### Task brief:
Retype verbatim only the lines below, starting at the one that contains "Write a component" and ending at the one that contains "import * as". Pictures are excluded from the copy.

**** Available data ****

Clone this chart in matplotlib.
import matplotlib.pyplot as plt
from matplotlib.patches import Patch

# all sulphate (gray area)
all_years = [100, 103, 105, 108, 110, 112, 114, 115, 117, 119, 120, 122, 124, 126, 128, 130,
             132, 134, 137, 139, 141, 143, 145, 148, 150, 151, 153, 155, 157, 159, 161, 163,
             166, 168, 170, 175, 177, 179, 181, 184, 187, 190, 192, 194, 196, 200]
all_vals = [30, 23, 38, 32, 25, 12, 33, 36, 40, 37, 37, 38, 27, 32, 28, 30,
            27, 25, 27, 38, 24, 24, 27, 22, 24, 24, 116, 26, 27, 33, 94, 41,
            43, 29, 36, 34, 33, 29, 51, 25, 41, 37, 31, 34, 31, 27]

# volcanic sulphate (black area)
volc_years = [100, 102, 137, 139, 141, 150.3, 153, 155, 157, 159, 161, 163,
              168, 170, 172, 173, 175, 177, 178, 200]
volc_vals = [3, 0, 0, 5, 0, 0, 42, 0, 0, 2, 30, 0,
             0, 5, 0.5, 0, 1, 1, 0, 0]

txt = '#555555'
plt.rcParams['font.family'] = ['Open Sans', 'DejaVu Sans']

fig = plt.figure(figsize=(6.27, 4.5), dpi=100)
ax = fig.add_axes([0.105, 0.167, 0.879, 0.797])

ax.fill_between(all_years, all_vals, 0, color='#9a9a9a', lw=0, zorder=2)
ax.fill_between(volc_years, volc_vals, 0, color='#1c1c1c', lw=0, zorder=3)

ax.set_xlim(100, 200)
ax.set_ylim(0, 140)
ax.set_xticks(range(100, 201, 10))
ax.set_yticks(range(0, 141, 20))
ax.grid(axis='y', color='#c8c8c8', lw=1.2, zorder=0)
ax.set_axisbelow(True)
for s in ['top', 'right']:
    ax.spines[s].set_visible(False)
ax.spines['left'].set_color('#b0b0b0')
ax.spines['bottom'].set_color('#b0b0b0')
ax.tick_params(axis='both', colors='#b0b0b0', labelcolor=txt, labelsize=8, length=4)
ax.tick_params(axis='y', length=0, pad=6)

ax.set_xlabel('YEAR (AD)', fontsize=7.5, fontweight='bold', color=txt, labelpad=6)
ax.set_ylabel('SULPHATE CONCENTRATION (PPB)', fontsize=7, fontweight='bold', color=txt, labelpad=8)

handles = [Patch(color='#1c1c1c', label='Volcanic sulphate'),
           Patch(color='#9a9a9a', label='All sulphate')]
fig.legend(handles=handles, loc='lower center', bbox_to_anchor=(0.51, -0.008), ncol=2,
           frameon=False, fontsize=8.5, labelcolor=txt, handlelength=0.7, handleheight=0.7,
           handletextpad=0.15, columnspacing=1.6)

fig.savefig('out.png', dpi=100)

****
**** Available data ****

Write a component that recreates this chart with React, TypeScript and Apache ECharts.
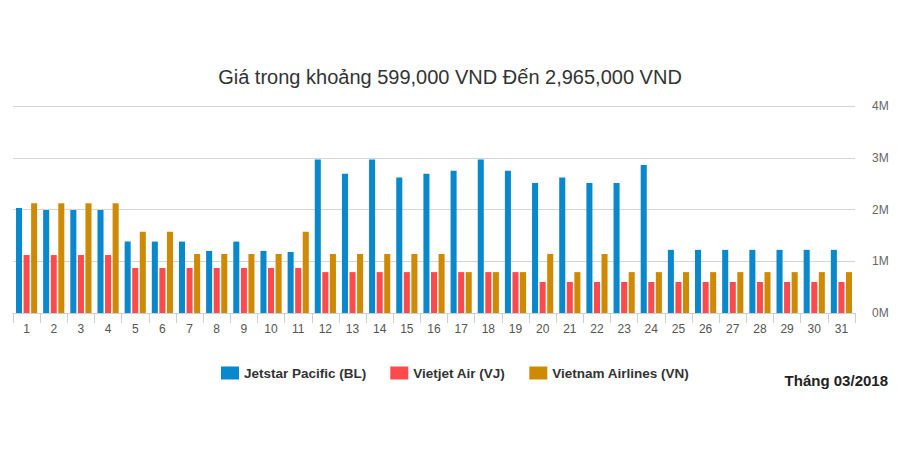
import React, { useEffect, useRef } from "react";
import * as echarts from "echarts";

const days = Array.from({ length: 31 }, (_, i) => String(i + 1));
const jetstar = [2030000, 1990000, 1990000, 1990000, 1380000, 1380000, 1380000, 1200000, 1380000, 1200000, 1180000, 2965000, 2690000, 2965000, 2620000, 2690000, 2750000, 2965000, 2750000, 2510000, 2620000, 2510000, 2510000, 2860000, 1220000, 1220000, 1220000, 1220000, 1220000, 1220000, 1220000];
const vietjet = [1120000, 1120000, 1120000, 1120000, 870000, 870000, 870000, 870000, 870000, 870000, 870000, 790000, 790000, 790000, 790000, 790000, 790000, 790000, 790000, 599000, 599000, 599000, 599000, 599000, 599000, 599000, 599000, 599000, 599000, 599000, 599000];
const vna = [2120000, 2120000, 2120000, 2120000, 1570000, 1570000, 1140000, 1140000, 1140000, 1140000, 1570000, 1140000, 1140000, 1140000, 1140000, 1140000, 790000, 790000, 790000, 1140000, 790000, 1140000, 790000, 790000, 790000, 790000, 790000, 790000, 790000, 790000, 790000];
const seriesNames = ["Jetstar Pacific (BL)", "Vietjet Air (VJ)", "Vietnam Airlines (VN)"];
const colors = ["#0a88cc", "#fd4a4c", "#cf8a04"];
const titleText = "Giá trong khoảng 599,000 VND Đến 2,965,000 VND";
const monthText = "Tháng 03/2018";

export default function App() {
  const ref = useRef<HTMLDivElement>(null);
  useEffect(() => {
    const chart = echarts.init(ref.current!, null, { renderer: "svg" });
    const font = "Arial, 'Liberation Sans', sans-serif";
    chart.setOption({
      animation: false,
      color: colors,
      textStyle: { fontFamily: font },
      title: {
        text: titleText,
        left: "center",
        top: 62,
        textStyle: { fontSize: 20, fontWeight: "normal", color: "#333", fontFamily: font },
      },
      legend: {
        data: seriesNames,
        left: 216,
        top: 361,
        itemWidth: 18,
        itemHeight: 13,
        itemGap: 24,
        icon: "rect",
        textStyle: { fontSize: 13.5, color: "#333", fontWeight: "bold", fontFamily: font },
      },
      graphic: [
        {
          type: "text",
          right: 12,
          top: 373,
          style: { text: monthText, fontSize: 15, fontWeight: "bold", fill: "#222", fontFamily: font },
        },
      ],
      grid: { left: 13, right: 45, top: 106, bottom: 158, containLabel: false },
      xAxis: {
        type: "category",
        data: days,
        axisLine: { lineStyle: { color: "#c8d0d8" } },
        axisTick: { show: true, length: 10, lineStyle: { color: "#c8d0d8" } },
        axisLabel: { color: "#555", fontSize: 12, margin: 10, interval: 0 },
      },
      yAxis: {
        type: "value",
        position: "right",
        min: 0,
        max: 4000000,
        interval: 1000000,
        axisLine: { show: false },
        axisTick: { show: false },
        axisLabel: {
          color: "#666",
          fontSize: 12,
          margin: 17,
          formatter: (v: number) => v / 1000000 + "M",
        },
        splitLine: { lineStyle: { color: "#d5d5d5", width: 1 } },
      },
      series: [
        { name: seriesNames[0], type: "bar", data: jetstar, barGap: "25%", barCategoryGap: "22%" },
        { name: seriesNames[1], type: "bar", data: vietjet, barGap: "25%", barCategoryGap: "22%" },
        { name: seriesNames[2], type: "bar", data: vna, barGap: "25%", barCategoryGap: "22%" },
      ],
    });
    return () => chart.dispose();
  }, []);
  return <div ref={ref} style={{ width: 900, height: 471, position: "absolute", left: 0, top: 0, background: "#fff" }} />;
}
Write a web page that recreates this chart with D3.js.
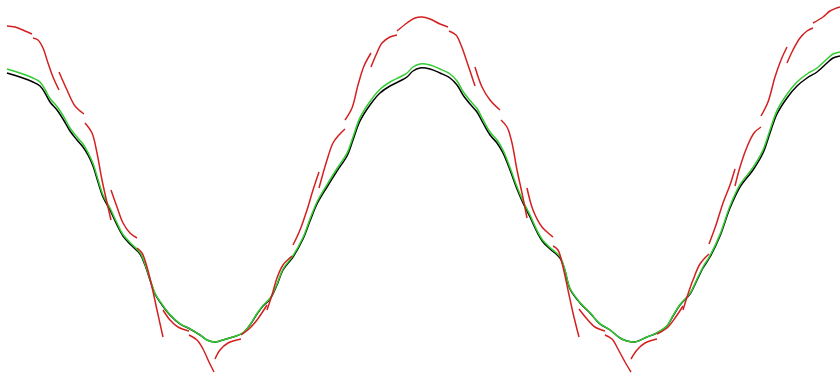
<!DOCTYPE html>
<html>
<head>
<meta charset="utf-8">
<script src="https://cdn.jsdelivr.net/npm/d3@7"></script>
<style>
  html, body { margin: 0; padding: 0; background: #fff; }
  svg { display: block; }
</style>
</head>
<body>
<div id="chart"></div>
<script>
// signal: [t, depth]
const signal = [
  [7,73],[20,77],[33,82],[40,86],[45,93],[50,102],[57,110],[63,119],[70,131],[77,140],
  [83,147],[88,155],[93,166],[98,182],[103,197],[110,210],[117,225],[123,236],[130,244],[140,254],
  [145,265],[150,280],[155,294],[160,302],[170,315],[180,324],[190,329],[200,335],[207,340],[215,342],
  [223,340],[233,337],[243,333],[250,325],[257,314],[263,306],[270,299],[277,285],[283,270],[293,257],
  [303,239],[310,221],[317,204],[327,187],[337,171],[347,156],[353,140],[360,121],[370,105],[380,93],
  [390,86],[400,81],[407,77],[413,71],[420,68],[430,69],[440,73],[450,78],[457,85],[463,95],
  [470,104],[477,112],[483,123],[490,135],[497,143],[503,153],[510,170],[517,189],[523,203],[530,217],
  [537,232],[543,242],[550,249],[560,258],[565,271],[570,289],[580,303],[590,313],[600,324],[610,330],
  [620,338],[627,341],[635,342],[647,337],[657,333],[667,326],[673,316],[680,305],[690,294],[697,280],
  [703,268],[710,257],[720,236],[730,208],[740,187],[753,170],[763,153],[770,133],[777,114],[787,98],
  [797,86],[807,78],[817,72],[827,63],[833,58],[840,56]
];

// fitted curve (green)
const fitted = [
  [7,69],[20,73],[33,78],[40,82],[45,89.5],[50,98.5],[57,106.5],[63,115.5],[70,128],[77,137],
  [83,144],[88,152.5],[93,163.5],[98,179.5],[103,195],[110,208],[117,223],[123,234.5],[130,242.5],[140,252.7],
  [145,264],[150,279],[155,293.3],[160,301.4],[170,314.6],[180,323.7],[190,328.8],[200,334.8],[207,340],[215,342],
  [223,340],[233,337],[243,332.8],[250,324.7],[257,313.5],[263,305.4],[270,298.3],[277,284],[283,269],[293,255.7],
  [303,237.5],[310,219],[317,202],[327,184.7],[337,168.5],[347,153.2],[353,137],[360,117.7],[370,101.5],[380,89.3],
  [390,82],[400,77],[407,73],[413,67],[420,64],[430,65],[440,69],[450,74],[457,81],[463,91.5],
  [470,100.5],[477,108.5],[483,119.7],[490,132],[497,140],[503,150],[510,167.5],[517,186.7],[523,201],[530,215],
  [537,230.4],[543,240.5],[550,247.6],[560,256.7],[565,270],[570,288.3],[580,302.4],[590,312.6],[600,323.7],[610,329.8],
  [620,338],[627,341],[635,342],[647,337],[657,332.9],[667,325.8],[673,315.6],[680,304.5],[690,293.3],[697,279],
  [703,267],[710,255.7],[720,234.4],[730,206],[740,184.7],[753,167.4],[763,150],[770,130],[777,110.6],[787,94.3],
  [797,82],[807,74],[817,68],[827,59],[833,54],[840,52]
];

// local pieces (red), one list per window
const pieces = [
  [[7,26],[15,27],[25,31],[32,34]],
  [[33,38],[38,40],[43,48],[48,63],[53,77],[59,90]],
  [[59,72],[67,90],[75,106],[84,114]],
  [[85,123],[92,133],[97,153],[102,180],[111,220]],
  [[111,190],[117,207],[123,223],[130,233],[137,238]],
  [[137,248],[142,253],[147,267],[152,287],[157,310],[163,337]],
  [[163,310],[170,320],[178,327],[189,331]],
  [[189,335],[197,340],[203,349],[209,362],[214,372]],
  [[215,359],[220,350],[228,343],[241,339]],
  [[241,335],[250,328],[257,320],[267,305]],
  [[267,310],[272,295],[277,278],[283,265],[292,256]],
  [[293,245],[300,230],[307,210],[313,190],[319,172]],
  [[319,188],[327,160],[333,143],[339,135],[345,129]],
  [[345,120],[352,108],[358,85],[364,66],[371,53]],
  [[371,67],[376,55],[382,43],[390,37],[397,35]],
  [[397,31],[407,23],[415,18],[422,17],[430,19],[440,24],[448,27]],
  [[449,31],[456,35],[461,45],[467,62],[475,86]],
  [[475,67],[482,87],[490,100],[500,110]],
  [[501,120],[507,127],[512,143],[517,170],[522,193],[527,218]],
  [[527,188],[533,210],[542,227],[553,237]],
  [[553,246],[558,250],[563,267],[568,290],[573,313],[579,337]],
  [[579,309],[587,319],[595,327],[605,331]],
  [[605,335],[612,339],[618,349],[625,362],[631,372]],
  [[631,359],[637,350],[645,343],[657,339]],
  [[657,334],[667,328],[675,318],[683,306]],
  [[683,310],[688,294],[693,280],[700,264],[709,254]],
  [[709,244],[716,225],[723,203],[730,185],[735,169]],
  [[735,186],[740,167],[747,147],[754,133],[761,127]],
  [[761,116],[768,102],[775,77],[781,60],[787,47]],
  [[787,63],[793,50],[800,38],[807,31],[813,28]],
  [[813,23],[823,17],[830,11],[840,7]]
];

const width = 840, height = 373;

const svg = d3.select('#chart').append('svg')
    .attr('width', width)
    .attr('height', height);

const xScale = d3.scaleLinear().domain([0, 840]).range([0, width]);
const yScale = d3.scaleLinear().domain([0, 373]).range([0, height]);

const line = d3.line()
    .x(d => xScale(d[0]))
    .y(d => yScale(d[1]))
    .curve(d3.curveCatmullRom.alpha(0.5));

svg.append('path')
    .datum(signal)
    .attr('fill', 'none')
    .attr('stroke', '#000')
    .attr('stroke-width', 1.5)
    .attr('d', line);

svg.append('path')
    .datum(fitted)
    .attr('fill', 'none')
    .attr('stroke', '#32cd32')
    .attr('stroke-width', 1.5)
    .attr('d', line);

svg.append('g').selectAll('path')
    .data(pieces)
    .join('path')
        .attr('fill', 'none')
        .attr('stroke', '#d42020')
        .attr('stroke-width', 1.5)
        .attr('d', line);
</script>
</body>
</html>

****
**** Available data ****

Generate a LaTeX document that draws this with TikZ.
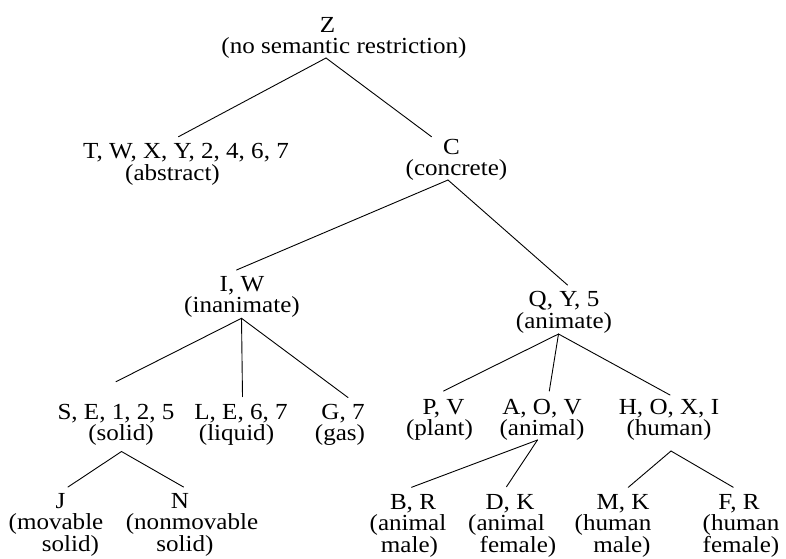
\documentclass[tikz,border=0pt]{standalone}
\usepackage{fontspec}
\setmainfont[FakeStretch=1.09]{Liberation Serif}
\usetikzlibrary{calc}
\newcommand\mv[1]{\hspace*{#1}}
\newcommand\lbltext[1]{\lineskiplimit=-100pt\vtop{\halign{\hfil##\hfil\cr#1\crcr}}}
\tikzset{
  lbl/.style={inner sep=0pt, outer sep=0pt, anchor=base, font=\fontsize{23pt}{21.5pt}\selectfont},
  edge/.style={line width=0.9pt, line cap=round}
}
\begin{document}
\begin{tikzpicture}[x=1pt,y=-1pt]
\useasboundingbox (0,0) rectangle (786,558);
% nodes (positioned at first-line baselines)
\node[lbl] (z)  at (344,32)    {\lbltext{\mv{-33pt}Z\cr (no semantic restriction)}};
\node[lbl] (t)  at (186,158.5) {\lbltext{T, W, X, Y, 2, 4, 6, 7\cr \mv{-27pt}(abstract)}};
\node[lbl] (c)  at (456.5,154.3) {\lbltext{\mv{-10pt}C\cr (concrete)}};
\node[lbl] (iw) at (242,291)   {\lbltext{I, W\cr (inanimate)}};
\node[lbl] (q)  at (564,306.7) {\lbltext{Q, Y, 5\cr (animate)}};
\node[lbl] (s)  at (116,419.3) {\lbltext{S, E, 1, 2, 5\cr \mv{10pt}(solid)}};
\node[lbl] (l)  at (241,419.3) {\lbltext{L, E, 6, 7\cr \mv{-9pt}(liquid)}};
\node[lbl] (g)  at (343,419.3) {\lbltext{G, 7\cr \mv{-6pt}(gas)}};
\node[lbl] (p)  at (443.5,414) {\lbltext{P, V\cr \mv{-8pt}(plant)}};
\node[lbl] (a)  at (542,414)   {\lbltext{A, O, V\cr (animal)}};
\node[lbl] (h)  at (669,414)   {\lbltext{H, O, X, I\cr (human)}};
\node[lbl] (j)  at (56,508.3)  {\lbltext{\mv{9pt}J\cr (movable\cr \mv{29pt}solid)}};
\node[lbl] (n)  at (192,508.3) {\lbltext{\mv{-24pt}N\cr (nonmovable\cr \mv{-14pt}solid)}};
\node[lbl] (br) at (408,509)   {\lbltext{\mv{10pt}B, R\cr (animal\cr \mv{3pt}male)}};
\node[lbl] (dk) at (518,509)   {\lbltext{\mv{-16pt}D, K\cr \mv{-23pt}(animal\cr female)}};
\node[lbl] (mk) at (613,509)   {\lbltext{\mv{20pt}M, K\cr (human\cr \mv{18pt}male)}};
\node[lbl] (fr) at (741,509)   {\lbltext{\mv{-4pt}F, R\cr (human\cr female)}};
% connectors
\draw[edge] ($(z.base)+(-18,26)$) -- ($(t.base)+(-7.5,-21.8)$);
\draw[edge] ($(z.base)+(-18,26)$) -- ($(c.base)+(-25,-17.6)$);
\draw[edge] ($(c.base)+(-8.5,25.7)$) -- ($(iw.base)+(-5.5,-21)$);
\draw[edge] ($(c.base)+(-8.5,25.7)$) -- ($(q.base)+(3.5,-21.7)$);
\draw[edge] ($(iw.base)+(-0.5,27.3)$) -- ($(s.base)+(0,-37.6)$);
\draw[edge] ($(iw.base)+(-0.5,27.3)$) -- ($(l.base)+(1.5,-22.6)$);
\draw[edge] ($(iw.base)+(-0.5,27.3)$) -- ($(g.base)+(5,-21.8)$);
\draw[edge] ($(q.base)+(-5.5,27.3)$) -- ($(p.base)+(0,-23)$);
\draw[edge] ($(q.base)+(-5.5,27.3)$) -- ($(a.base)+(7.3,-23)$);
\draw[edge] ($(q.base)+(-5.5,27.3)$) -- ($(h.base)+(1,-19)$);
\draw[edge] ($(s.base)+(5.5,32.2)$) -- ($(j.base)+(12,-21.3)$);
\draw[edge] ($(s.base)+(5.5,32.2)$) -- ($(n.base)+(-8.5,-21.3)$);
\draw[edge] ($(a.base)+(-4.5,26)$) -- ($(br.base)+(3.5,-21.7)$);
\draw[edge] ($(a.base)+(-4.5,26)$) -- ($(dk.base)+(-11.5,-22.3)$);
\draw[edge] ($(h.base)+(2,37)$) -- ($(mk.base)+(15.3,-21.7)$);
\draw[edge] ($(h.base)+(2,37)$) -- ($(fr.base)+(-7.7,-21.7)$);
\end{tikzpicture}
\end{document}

****

### Result of the task:
Write a component that recreates this chart with React, TypeScript and Apache ECharts.
import React, { useEffect, useRef } from "react";
import * as echarts from "echarts";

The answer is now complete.